On Tuesday, U.S. forces struck and disabled an Iranian-linked oil tanker, prompting Iranian drone attacks on Gulf shipping and subsequent U.S. strikes on Iranian military sites on Qeshm Island. The escalation culminated on Wednesday, when Iran launched its largest barrage since the truce—firing missiles and drones at Kuwait and Bahrain, temporarily shutting Kuwait’s airport, causing casualties, and triggering U.S. and Bahraini air defenses.
“They are happening in response to an Iranian action,” Secretary of State Marco Rubio said, insisting the fighting does not mark a return to full-scale conflict. “If they don’t shoot at those ships, we don’t shoot, but we have to respond.”
“In that part of the world, ceasefire is when you’re shooting in a more moderate manner,” Trump explained in the Oval Office on Wednesday. “It takes two to tango. We hit them very hard on something else, and so they were responding.”
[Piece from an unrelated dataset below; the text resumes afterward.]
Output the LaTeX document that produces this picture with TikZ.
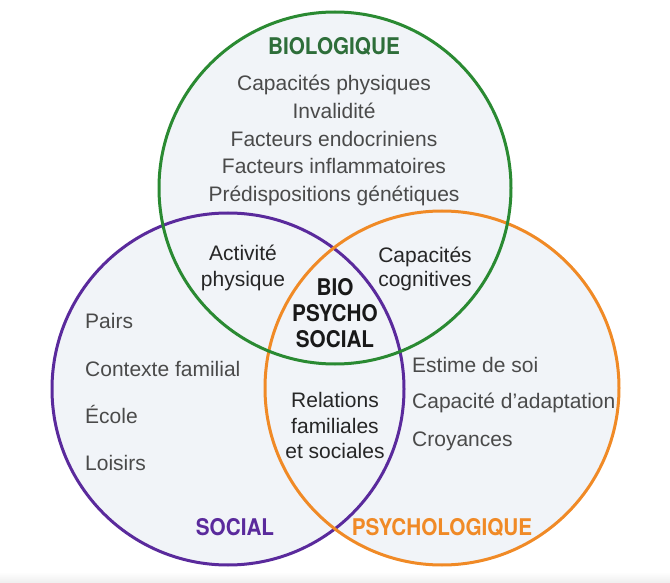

Iranian Foreign Minister Abbas Araghchi, meanwhile, has delivered some fighting talk of his own. He said on Wednesday that planned attacks on Lebanon’s capital, Beirut, by Israel would herald a return to all-out war.
Israel also threatened to strike Beirut if the Iranian-backed militia group Hezbollah attacked.
The tension is compounded by the fact that the Iranian blockade on the Strait of Hormuz continues to cause strain on global oil markets, causing issues at home for Trump as everyday Americans sour on his war as their finances take a beating. He insists, however, that he “doesn’t care” about the midterms in November.
Officials have complained that his focus is solely on the war. “The administration is all-consumed by this conflict. They’re pretty much in a funk with it—or fatigue—in that there’s nothing happening,” said one person close to the White House, according to Politico.
“Is this how MAGA ends—with a whimper, not a bang?” said Steve Bannon, Trump’s former White House chief strategist.
The White House has projected a positive image. “President Trump can walk and chew gum at the same time,” White House spokeswoman Anna Kelly told the Daily Beast on Wednesday. The White House has been approached for comment on Trump’s reported conditions for returning to full-blown war.